The South Carolina Code specifically allows a family court judge to allocate the intended tax consequences for support payments.  It provides:

The court may elect and determine the intended tax effect of the alimony and separate maintenance and support as provided by the Internal Revenue Code and any corresponding state tax provisions. The Family Court may allocate the right to claim dependency exemptions pursuant to the Internal Revenue Code and under corresponding state tax provisions and to require the execution and delivery of all necessary documents and tax filings in connection with the exemption.

S.C. Code Ann. § 20-3-130 (F) (Supp. 2006).  Additionally, the Internal Revenue Code includes in the definition of gross income an alimony or support payment only when the “the divorce or separation instrument does not designate such payment as a payment which is not includible in gross income under this section and not allowable as a deduction . . . .”  26 U.S.C.A. § 71(b)(1)(B).[5]

Both South Carolina law and the Internal Revenue Code provide the family court authority to allocate the intended tax consequences of the award of support for both Husband and Wife.  Therefore, the family court has the authority to allocate the tax consequences, and we affirm the family court’s decision in the second order to make the award of support non-deductible to Husband and non-taxable to Wife.[6]

CONCLUSION

For the foregoing reasons, the order of the family court is hereby.        

AFFIRMED AS MODIFIED.

STILWELL, J., and CURETON, A.J., concur.



[1] Although Husband initially appealed from the denial of his post trial motion, this Court held the appeal in abeyance pursuant to Neville v. Neville, 278 S.C. 411, 297 S.E.2d 423 (1982), pending the issuance of the final order.

[2]  Support for this South Carolina rule can also be found in Kean v. Commissioner of Internal Revenue, 407 F.3D 186 (3rd Cir. 2005), a case cited to this court by both Husband and Wife.  In Kean, the third circuit, in addressing the tax consequences of an award of unallocated support, stated:

Where support payments are unallocated, as in this case, the entire amount is attributable to the [supported] spouse’s income.  Otherwise, we would be left with a situation in which the portion of the unallocated payment intended for the support of the [supported] spouse would be taxable to the [supporting] spouse.  This treatment of support payments is not accidental, and can benefit families going through a divorce. . . .  By ordering the payor spouse to make an unallocated support payment taxable in full to the payee spouse, the couple may be able to shift a greater portion of their collective income into a lower tax bracket.  Consequently, an unallocated payment order not only frees the parents from restrictive court instructions that dictate who pays for what, but may allow the parties to enjoy a tax benefit at a time when they face increased expenses as they establish independent homes.  This advantage would be lost by taxing all unallocated payments to the payor spouse.

Kean, 407 F.3d at 192-93.

[3]  As a result of our holding, Husband does not need to amend his tax returns to eliminate the 2004 deduction he claimed on his individual tax return, file a joint return with Wife for that year, or to compensate Wife for the tax consequences of the unallocated support award.  Husband must only take the steps necessary to comply with the family court’s second order that rendered the unallocated support payments taxable to him and non-taxable to Wife for the period from the issuance of the second order to the final decree of divorce that allocated the support in this matter.

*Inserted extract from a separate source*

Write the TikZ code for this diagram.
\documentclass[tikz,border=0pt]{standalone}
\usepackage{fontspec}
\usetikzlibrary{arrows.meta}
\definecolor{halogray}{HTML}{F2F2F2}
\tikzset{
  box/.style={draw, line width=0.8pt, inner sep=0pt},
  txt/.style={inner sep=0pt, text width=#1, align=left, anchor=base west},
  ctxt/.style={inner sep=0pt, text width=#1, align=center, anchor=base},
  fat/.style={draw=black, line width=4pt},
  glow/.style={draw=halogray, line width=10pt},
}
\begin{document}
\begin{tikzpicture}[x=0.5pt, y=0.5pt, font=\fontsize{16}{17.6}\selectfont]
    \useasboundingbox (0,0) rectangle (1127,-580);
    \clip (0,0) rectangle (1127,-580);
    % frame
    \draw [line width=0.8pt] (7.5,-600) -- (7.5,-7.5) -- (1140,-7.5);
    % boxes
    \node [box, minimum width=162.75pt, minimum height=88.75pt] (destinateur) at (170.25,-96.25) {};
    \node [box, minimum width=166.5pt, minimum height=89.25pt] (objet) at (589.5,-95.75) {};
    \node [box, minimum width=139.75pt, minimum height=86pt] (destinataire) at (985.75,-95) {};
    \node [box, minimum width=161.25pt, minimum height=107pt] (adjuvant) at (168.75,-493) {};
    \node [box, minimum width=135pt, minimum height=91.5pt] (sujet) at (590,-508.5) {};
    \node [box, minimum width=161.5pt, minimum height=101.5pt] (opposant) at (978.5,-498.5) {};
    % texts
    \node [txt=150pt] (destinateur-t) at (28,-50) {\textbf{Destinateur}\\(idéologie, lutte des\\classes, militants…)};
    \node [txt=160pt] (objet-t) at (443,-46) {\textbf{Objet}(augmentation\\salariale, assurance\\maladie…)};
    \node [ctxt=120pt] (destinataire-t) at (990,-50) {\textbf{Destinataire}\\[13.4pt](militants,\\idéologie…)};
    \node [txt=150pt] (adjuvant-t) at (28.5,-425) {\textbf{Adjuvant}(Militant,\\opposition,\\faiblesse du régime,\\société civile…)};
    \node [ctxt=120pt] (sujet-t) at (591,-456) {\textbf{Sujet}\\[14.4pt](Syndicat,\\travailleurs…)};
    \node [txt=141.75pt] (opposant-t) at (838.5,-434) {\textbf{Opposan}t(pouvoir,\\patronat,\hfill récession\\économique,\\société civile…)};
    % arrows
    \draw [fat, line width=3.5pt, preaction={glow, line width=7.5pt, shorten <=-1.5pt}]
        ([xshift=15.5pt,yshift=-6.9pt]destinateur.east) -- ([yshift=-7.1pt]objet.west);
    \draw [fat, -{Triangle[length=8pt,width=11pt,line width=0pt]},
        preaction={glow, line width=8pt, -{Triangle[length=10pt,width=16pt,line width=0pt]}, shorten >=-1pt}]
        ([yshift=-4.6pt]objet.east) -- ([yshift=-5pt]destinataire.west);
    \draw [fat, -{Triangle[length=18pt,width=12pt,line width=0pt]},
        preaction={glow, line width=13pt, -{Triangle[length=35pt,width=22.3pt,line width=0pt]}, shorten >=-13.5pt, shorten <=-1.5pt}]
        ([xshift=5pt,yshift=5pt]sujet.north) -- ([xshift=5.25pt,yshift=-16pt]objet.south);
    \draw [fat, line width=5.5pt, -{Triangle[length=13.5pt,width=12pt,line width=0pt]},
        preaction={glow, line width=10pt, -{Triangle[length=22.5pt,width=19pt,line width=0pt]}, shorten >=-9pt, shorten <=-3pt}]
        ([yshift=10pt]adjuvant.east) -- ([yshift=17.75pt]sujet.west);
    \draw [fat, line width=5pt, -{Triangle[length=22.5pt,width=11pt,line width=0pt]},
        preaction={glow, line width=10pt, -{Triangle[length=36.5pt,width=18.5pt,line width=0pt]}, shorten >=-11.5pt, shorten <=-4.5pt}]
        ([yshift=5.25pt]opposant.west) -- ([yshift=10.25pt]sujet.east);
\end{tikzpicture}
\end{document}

[4]  This second order resulted from Wife’s motion for additional temporary relief that requested the family court declare the unallocated support award non-taxable to her and non-deductible to Husband.

[5]  The Internal Revenue Service has interpreted this section to allow courts to allocate the tax burden of an award of unallocated support.  In answering how parties may alter the tax consequences of support payments to allow such payments to be excludible from the gross income of the supporting spouse and excludible in the income of the supported spouse, the IRS stated, “If the spouses are subject to temporary orders the designation of otherwise qualifying [support payments] as nondeductible [by the supporting spouse] and excludible [from the income of the supported spouse] must be made in the original or a subsequent temporary support order.”  26 C.F.R. § 1.71-1T (2007).

[6]  We find it necessary to provide clarification to the family court on this issue of unallocated support and the potential tax implications of such an award.  The family court judge stated she traditionally issues orders for unallocated support, and it is always her intent that an award of unallocated support be non-deductible to the supporting spouse and non-taxable to the supported spouse.  An award of unallocated support does not accomplish this tax consequence alone.  See Delaney v. Delaney, 278 S.C. 55, 293 S.E.2d 304 (1982); Beinor v. Beinor, 282 S.C. 181, 318 S.E.2d 269 (1984).  As we have already noted, an unallocated award of support is traditionally taxable to the supported spouse and deductible to the supporting spouse.  Therefore, absent the family court specifically allocating the tax implications among the parties, as allowed under section 20-3-130(F) of the South Carolina Code and 26 U.S.C.A. § 71, an unallocated award of support is deductible to the supporting spouse and taxable to the supported spouse.  Absent such a finding, unallocated support would be deductible to the supporting spouse and taxable to the supported spouse.  Here, the family court judge made a specific finding that this award was to be non-deductible to the Husband and non-taxable to the Wife; however, had the court not made that specific allocation, the unallocated award of support would have been deductible by Husband and taxable to Wife.